Black Crowes calling it quits, says founding member Rich Robinson

Long-running Georgia rock group the Black Crowes is officially disbanding, according to a statement from the group’s guitarist Rich Robinson, apparently the result of a dispute with his co-founder brother and songwriting partner, Chris Robinson, over control of the group.

“It is with great disappointment and regret that after having the privilege of writing and performing the music of The Black Crowes over the last 24 years, I find myself in the position of saying that the band has broken up,” Robinson’s statement said.

“I hold my time with the Black Crowes with the utmost respect and sincerest appreciation. It is a huge swath of my life’s body of work. I couldn’t be more proud of what we accomplished and deeply moved by the relationships people created and maintained with my music,” said Robinson, who started the band with his brother in Marietta, Ga. “That alone is the greatest honor of being a musician.

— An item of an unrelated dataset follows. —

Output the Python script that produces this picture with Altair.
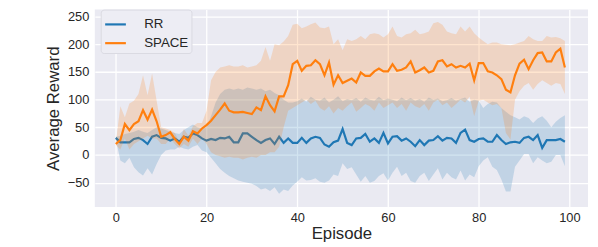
import altair as alt
import pandas as pd

episodes = list(range(100))

series_names = ["RR", "SPACE"]
series_colors = ["#1f77b4", "#ff7f0e"]
x_ticks = [0, 20, 40, 60, 80, 100]
y_ticks = [-50, 0, 50, 100, 150, 200, 250]

rr_mean = [31, 23, 23, 23, 29, 31, 27, 20, 33, 36, 31, 30, 26, 30, 24, 33, 31, 39, 36, 30, 26,
           29, 27, 31, 30, 33, 23, 23, 39, 39, 33, 27, 22, 27, 30, 20, 33, 22, 30, 22, 22,
           31, 22, 30, 33, 31, 19, 15, 23, 26, 47, 22, 18, 30, 31, 38, 24, 30, 22, 40, 21,
           33, 34, 26, 30, 24, 16, 27, 18, 26, 27, 34, 26, 31, 30, 22, 40, 46, 27, 24, 29,
           30, 24, 24, 36, 27, 20, 23, 24, 22, 31, 33, 27, 36, 13, 27, 27, 27, 29, 24]
rr_lo = [29, -10, -15, -5, -22, -31, -37, -24, -35, -16, 0, 8, 10, 10, 15, 12, 10, 15, 18, 8, 5,
         -5, -15, -25, -32, -38, -42, -46, -48, -50, -52, -56, -62, -60, -65, -58, -70, -62, -65, -55, -48,
         -40, -46, -45, -42, -48, -50, -46, -35, -38, -15, -25, -22, -35, -48, -38, -50, -47, -38, -33, -46,
         -32, -21, -38, -32, -47, -50, -38, -32, -47, -35, -24, -44, -32, -40, -44, -28, -46, -35, -40, -20,
         -10, -4, -21, -27, -44, -66, -66, -21, -10, 2, 2, -15, -4, -10, -15, -12, 0, 0, -20]
rr_hi = [33, 35, 38, 40, 42, 45, 42, 40, 45, 50, 48, 45, 42, 40, 38, 45, 50, 55, 50, 48, 50,
         70, 95, 110, 118, 120, 118, 120, 118, 122, 120, 118, 120, 115, 118, 112, 108, 100, 95, 95, 97,
         102, 96, 105, 100, 98, 104, 95, 100, 106, 97, 101, 99, 103, 96, 104, 100, 98, 105, 99, 102,
         100, 97, 104, 99, 103, 98, 101, 96, 104, 100, 102, 97, 99, 103, 98, 101, 104, 96, 100, 98,
         85, 92, 96, 95, 85, 78, 72, 68, 64, 70, 67, 58, 66, 70, 62, 50, 60, 67, 72]

space_mean = [20, 27, 56, 45, 56, 61, 81, 64, 82, 61, 33, 36, 41, 29, 20, 33, 26, 43, 39, 48, 54,
              62, 72, 82, 93, 80, 77, 77, 78, 76, 74, 86, 81, 106, 90, 79, 106, 106, 126, 164, 170,
              152, 161, 162, 171, 164, 144, 167, 127, 144, 130, 134, 138, 131, 149, 143, 143, 151, 156, 151, 151,
              164, 152, 154, 158, 169, 149, 153, 158, 149, 152, 169, 171, 160, 164, 158, 161, 158, 165, 135, 166,
              166, 151, 149, 144, 137, 118, 113, 144, 165, 172, 155, 171, 184, 185, 169, 169, 185, 192, 158]
space_lo = [18, 10, 30, 10, 20, 25, 30, 35, 30, 30, 20, 20, 30, 20, 12, 20, 15, 30, 20, 30, 20,
            5, 0, -2, -5, -3, -5, -5, -8, -5, -3, -5, 0, 0, 5, 5, 15, 50, 80, 85, 90,
            95, 100, 92, 98, 85, 80, 88, 75, 85, 80, 88, 95, 78, 85, 92, 88, 80, 95, 85, 90,
            95, 85, 92, 80, 95, 88, 85, 92, 80, 95, 100, 90, 95, 85, 92, 100, 95, 105, 70, 98,
            100, 95, 90, 92, 85, 40, 28, 100, 115, 125, 130, 118, 128, 135, 130, 125, 130, 128, 110]
space_hi = [22, 88, 68, 93, 98, 110, 144, 108, 147, 98, 50, 48, 45, 40, 24, 47, 35, 52, 58, 58, 80,
            135, 150, 158, 160, 162, 160, 160, 162, 158, 160, 162, 170, 195, 170, 200, 198, 205, 215, 235, 237,
            229, 232, 236, 239, 230, 229, 232, 200, 209, 189, 209, 206, 209, 215, 209, 218, 220, 218, 212, 218,
            232, 215, 212, 218, 220, 226, 218, 220, 223, 238, 240, 235, 223, 220, 218, 232, 223, 232, 220, 212,
            206, 200, 203, 203, 200, 199, 198, 200, 203, 206, 215, 209, 206, 206, 215, 212, 213, 211, 206]

rows = []
for name, m, lo, hi in [("RR", rr_mean, rr_lo, rr_hi), ("SPACE", space_mean, space_lo, space_hi)]:
    for e, a, b, c in zip(episodes, m, lo, hi):
        rows.append({"episode": e, "series": name, "mean": a, "lo": b, "hi": c})
df = pd.DataFrame(rows)

FONT = "Liberation Sans"
TXT = "#262626"

xscale = alt.Scale(domain=[-4.63, 104.1], nice=False, zero=False)
yscale = alt.Scale(domain=[-93.6, 262.46], nice=False, zero=False)
x_axis = alt.Axis(values=x_ticks, title="Episode", format="d", labelPadding=5, titlePadding=1)
y_axis = alt.Axis(values=y_ticks, title="Average Reward", format="d", labelPadding=6, titlePadding=5)
x_enc = alt.X("episode:Q", scale=xscale, axis=x_axis)

legend = alt.Legend(title=None, orient="none", legendX=6, legendY=0,
                    symbolType="stroke", symbolSize=441, symbolStrokeWidth=2.2,
                    symbolOpacity=1,
                    labelFontSize=13.5, labelFont=FONT, labelColor=TXT,
                    labelOffset=17, padding=3, rowPadding=-3.2,
                    fillColor="#EDEDF4", strokeColor="#D9D9E2",
                    cornerRadius=3)
color_enc = alt.Color("series:N", scale=alt.Scale(domain=series_names, range=series_colors),
                      legend=legend)

base = alt.Chart(df)

def band(name):
    return base.transform_filter(alt.datum.series == name).mark_area(opacity=0.2).encode(
        x=x_enc,
        y=alt.Y("lo:Q", scale=yscale, axis=y_axis),
        y2="hi:Q",
        color=color_enc,
    )

def line(name):
    return base.transform_filter(alt.datum.series == name).mark_line(strokeWidth=2.2).encode(
        x=x_enc,
        y=alt.Y("mean:Q", scale=yscale, axis=y_axis),
        color=color_enc,
    )

chart = alt.layer(band("RR"), line("RR"), band("SPACE"), line("SPACE")).properties(
    width=500, height=200,
    autosize=alt.AutoSizeParams(type="none"),
    padding={"left": 88, "top": 0, "right": 2, "bottom": 39},
).configure_view(
    fill="#EAEAF2", stroke=None
).configure_axis(
    domain=False, ticks=False, grid=True, gridColor="white", gridWidth=1.3,
    labelFont=FONT, labelFontSize=13, labelColor=TXT,
    titleFont=FONT, titleFontSize=17, titleColor=TXT, titleFontWeight="normal",
)

chart.save("out.html", embed_options={"renderer": "svg", "actions": False})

“I love my brother and respect his talent but his present demand that I must give up my equal share of the band and that our drummer for 28 years and original partner, Steve Gorman, relinquish 100% of his share, reducing him to a salaried employee, is not something I could agree to,” Robinson said.

“There are so many people who have helped and supported us along the way,” Rich Robinson wrote. “I want to give a heartfelt thank you to all of our fans, our friends behind the scenes, and to everyone who was a part of The Black Crowes.”

The group’s official website made no mention of the news as of Thursday afternoon, and Chris Robinson could not be reached immediately for comment. No concerts by the group are currently scheduled.

The Black Crowes charted a dozen albums on the Billboard 200 Albums chart from 1990 to 2009, with the 1992 album “The Southern Harmony and Musical Companion” reaching No. 1 on that chart and spending 51 weeks in the Top 200.

Its predecessor, “Shake Your Money Maker,” has been certified five times platinum by the Recording Industry Assn. of America for U.S. sales of more than 5 million copies, and the album spent 165 weeks on the Billboard 200 chart.

The group’s 2008 album “Warpaint” brought the band back to the Top 10, peaking at No. 8.